--- INFORMATION PROVIDED ---
--- Begin ---
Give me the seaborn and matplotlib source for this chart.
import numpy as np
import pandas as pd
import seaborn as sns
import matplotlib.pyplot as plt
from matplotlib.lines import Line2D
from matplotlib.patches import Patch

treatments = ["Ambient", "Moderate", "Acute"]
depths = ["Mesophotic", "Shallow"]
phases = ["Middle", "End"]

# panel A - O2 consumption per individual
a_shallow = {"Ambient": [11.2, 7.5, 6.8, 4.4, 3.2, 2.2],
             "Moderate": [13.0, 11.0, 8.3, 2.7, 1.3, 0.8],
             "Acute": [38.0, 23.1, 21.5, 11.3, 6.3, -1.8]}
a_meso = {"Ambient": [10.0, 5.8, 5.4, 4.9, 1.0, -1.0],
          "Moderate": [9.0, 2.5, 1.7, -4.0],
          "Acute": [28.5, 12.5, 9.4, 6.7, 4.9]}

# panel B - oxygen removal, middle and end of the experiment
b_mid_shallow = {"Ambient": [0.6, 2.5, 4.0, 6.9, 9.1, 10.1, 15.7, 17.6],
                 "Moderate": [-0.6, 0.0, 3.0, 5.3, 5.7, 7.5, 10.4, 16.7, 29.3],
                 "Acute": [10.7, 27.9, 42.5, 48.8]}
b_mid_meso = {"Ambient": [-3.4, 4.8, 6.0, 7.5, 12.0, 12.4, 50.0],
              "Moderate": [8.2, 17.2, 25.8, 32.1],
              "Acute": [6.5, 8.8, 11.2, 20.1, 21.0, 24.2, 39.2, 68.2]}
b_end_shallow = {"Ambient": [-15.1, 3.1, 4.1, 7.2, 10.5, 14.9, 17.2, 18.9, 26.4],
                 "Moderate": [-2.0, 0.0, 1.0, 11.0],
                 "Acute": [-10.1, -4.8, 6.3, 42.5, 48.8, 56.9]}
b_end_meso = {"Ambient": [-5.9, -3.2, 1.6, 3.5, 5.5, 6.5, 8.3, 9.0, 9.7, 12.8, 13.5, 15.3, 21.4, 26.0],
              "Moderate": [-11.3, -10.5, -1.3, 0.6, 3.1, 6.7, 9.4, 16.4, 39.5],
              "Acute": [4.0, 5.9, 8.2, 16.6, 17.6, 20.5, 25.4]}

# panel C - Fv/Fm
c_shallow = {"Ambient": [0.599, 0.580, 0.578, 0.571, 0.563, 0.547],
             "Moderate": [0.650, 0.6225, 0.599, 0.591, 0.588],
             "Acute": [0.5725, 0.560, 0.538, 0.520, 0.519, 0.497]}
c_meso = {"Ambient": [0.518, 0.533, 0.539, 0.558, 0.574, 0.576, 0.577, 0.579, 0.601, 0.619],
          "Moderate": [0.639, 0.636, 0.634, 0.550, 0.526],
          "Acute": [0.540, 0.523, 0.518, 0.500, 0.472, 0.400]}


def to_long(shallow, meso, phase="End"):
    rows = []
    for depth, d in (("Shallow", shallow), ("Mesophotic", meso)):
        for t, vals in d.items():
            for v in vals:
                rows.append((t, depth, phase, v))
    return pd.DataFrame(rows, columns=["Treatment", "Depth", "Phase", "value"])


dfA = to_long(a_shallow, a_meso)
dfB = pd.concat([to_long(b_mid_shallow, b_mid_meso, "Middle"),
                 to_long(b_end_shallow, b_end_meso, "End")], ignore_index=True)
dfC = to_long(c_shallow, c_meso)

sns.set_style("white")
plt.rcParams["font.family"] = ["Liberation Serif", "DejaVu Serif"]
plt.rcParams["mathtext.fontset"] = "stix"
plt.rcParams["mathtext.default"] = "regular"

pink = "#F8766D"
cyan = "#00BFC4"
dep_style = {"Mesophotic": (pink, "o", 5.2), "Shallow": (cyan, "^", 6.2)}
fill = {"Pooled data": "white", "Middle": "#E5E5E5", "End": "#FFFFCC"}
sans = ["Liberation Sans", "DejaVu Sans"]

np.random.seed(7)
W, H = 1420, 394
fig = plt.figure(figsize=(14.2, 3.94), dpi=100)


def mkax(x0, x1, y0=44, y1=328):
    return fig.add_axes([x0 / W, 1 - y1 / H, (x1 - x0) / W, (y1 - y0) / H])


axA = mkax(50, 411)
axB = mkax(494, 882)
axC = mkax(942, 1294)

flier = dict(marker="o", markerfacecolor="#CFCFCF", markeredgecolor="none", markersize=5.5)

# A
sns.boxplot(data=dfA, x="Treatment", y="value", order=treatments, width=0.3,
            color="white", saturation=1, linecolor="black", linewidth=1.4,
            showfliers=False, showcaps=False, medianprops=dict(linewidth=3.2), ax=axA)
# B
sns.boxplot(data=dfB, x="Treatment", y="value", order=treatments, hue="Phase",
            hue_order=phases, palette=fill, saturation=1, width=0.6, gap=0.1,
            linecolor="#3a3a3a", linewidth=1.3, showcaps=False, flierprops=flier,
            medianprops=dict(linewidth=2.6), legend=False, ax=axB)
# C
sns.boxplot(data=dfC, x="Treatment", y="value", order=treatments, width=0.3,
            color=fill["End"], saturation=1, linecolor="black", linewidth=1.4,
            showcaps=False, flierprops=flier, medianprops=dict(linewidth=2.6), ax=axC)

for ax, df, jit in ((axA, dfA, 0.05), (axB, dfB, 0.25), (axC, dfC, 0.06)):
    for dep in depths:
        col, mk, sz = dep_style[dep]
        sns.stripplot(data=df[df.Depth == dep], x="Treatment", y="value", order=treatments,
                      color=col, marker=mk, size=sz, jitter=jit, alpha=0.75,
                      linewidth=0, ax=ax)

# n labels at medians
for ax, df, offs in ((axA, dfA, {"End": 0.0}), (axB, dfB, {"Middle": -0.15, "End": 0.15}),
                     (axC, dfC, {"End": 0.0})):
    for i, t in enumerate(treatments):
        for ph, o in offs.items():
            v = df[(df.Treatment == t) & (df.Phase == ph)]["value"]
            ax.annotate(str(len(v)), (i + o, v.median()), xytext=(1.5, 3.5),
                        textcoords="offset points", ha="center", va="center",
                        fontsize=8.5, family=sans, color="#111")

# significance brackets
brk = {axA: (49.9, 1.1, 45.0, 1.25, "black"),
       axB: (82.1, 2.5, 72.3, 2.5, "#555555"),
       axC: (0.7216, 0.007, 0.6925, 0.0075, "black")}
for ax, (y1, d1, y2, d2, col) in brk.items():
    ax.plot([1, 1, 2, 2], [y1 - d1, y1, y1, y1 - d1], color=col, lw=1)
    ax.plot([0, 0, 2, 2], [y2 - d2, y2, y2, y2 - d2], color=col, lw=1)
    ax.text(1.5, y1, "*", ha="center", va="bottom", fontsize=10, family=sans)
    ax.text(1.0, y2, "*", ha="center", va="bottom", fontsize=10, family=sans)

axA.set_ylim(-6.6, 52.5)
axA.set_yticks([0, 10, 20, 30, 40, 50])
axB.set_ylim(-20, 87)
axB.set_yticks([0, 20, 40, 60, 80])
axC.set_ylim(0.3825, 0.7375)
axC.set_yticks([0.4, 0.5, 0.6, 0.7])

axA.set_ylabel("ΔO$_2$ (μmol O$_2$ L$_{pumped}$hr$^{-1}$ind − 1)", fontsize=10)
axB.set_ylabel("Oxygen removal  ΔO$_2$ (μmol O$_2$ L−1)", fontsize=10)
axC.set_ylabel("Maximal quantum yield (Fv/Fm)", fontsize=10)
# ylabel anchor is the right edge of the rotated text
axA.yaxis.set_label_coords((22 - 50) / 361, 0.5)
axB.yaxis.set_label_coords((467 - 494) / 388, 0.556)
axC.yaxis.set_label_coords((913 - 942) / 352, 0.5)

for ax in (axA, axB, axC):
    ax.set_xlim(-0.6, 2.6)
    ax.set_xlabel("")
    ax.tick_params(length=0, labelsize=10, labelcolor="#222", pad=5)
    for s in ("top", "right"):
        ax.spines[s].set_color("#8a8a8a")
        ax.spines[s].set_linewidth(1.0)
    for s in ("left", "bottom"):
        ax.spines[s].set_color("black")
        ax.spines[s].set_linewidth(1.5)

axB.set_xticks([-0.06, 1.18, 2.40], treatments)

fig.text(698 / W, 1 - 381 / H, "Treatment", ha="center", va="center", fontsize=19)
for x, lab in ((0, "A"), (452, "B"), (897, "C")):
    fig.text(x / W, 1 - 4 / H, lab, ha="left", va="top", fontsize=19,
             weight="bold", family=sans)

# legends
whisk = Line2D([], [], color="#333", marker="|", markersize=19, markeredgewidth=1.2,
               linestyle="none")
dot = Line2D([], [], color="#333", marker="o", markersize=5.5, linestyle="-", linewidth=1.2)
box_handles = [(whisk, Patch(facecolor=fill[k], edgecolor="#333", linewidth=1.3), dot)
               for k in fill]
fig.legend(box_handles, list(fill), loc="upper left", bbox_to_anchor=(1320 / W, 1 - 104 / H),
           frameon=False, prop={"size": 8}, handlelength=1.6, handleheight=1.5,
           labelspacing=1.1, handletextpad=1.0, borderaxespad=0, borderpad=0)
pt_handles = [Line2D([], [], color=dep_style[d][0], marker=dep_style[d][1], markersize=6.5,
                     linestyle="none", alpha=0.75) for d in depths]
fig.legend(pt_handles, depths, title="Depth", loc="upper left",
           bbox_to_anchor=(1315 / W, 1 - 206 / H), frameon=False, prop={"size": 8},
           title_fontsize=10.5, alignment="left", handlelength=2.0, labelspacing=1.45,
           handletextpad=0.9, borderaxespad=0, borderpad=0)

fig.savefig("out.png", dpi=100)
--- End ---
--- TASK INSTRUCTIONS ---
From the opening line of the data above through the line that contains "from matplotlib.patches import Patch", please print each line as it stands and only those lines.

--- TASK RESPONSE ---
Give me the seaborn and matplotlib source for this chart.
import numpy as np
import pandas as pd
import seaborn as sns
import matplotlib.pyplot as plt
from matplotlib.lines import Line2D
from matplotlib.patches import Patch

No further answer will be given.